▶ _Work instructions_
Transcribe every line from the top down to the line with "16, -28, -82];", both ends included, but not the pictures.

▶ _Stored data_
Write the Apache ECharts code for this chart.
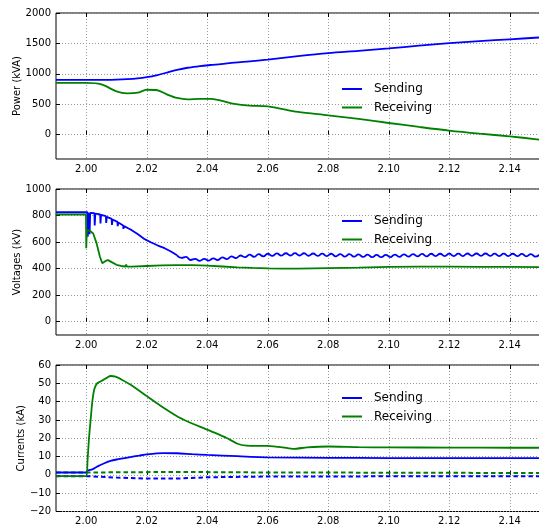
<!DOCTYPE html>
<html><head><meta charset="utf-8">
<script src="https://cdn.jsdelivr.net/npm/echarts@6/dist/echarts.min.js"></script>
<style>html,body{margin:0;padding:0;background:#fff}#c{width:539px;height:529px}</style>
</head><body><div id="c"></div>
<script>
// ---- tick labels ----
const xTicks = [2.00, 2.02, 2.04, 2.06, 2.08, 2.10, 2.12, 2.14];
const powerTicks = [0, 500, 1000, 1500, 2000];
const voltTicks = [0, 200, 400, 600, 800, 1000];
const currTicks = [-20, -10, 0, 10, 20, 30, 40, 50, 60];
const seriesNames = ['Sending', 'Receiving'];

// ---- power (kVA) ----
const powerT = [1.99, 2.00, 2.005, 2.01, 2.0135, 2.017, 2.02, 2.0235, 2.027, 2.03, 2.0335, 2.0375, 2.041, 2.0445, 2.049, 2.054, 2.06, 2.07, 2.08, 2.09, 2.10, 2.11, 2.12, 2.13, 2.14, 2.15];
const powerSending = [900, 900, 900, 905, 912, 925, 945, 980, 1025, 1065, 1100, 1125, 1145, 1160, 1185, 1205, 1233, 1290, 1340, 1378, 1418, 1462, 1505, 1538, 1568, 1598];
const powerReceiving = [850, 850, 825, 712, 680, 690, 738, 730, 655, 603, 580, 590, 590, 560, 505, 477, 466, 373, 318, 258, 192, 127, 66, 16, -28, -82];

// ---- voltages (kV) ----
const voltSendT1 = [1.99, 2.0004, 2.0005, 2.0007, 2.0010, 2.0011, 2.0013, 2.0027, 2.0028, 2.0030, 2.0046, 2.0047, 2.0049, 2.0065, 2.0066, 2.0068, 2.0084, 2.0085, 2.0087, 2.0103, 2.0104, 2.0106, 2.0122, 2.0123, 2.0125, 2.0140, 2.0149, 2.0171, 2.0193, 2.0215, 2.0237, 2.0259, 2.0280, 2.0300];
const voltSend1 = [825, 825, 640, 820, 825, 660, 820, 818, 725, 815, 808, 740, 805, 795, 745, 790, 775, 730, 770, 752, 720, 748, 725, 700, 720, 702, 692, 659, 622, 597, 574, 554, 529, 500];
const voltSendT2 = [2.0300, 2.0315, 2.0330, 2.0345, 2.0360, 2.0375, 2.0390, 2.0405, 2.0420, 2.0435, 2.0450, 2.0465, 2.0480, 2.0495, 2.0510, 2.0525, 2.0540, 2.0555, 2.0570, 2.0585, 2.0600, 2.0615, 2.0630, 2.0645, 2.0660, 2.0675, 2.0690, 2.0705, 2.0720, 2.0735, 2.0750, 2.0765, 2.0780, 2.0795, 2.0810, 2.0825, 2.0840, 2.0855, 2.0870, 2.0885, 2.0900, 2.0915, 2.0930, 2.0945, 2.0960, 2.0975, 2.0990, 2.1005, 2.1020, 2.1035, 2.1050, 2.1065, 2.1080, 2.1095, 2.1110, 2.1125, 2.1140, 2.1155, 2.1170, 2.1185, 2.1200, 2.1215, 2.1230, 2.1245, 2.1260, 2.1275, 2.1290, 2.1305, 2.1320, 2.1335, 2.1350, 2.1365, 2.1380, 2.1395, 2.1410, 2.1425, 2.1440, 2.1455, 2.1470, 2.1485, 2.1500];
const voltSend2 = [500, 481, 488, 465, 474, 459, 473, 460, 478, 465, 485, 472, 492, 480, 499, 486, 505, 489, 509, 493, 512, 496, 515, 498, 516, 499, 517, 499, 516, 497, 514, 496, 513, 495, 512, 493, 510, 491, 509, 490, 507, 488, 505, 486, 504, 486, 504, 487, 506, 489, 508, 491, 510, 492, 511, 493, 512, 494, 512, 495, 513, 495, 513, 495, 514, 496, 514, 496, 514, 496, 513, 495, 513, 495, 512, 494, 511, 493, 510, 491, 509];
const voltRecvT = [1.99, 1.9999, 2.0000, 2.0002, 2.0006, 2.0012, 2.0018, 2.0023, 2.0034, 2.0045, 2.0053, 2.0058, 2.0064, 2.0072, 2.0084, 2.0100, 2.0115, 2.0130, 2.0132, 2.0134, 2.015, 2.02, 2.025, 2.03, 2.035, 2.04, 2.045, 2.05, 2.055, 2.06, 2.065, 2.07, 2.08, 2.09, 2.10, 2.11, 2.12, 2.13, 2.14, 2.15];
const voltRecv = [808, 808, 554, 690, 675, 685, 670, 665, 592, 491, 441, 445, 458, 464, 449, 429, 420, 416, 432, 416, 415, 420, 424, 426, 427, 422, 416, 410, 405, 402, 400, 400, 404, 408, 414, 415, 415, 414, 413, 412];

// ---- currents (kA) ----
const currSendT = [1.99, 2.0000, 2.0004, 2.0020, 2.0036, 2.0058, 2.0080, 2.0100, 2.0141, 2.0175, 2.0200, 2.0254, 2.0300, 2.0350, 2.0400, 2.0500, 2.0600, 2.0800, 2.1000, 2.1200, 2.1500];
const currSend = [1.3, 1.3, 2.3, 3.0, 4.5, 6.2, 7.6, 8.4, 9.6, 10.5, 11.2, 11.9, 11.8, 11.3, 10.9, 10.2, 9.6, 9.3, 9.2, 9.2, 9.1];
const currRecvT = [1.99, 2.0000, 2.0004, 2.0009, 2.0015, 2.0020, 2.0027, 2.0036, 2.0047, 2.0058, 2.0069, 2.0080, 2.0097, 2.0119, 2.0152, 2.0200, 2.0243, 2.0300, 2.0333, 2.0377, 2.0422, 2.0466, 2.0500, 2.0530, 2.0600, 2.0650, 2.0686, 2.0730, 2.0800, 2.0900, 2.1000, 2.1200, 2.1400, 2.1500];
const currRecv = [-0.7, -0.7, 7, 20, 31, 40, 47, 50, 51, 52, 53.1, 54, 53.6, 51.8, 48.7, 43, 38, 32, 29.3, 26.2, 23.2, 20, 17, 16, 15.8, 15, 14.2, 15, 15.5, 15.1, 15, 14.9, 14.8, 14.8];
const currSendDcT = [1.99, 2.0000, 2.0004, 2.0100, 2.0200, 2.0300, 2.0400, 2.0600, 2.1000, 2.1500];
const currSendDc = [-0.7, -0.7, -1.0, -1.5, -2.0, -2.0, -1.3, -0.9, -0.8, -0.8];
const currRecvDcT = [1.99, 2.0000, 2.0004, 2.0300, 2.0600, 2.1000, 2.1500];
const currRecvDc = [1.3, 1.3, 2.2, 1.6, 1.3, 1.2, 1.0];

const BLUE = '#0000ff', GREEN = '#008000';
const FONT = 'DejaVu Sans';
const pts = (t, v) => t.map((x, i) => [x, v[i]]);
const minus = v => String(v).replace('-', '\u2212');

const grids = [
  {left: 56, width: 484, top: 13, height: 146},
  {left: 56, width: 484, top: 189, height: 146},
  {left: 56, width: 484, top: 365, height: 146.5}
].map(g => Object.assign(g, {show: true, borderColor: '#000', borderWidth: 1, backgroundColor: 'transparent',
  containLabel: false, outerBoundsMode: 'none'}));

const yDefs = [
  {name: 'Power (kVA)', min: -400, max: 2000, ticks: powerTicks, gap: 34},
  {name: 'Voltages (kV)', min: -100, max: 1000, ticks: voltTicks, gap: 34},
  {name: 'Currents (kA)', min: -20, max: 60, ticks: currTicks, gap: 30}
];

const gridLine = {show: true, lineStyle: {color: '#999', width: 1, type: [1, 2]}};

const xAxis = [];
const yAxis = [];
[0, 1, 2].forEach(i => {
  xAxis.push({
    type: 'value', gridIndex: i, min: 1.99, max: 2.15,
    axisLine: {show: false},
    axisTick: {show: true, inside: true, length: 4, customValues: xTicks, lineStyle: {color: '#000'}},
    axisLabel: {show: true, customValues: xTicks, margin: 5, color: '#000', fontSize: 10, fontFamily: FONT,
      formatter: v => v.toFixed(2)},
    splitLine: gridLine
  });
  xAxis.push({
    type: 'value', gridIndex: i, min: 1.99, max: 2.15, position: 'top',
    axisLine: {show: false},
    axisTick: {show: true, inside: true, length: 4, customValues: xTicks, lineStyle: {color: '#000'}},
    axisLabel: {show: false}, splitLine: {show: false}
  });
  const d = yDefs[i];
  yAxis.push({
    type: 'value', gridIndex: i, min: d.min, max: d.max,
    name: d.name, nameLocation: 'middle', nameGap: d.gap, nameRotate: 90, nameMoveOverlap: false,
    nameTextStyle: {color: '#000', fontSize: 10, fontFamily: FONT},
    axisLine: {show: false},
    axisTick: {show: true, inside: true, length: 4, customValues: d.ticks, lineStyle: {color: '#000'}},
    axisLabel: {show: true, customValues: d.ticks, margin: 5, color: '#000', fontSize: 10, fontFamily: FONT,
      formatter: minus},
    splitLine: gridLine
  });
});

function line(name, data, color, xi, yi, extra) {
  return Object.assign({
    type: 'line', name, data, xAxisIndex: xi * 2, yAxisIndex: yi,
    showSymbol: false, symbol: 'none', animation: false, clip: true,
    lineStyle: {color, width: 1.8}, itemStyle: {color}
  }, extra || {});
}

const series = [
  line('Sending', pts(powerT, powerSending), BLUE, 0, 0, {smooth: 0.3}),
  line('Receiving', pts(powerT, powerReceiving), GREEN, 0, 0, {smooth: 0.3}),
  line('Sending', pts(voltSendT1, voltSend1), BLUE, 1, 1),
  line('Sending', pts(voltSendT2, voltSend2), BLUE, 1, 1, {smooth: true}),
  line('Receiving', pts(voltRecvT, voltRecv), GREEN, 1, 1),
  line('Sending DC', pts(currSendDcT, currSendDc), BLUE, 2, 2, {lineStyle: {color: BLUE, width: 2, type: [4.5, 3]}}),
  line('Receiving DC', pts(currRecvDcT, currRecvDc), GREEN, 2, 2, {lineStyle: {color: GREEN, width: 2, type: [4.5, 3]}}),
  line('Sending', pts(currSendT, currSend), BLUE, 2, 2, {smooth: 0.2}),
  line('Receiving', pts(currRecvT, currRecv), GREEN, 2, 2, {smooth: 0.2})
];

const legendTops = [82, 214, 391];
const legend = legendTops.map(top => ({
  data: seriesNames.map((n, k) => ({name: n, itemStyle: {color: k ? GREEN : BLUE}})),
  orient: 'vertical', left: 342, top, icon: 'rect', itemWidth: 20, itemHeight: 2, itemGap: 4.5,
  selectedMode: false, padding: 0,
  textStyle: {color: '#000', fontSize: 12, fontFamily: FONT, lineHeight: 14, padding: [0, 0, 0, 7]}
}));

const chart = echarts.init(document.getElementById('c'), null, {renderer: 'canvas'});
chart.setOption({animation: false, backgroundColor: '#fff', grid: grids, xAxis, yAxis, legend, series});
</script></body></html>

▶ _Solution to the exercise_
Write the Apache ECharts code for this chart.
<!DOCTYPE html>
<html><head><meta charset="utf-8">
<script src="https://cdn.jsdelivr.net/npm/echarts@6/dist/echarts.min.js"></script>
<style>html,body{margin:0;padding:0;background:#fff}#c{width:539px;height:529px}</style>
</head><body><div id="c"></div>
<script>
// ---- tick labels ----
const xTicks = [2.00, 2.02, 2.04, 2.06, 2.08, 2.10, 2.12, 2.14];
const powerTicks = [0, 500, 1000, 1500, 2000];
const voltTicks = [0, 200, 400, 600, 800, 1000];
const currTicks = [-20, -10, 0, 10, 20, 30, 40, 50, 60];
const seriesNames = ['Sending', 'Receiving'];

// ---- power (kVA) ----
const powerT = [1.99, 2.00, 2.005, 2.01, 2.0135, 2.017, 2.02, 2.0235, 2.027, 2.03, 2.0335, 2.0375, 2.041, 2.0445, 2.049, 2.054, 2.06, 2.07, 2.08, 2.09, 2.10, 2.11, 2.12, 2.13, 2.14, 2.15];
const powerSending = [900, 900, 900, 905, 912, 925, 945, 980, 1025, 1065, 1100, 1125, 1145, 1160, 1185, 1205, 1233, 1290, 1340, 1378, 1418, 1462, 1505, 1538, 1568, 1598];
const powerReceiving = [850, 850, 825, 712, 680, 690, 738, 730, 655, 603, 580, 590, 590, 560, 505, 477, 466, 373, 318, 258, 192, 127, 66, 16, -28, -82];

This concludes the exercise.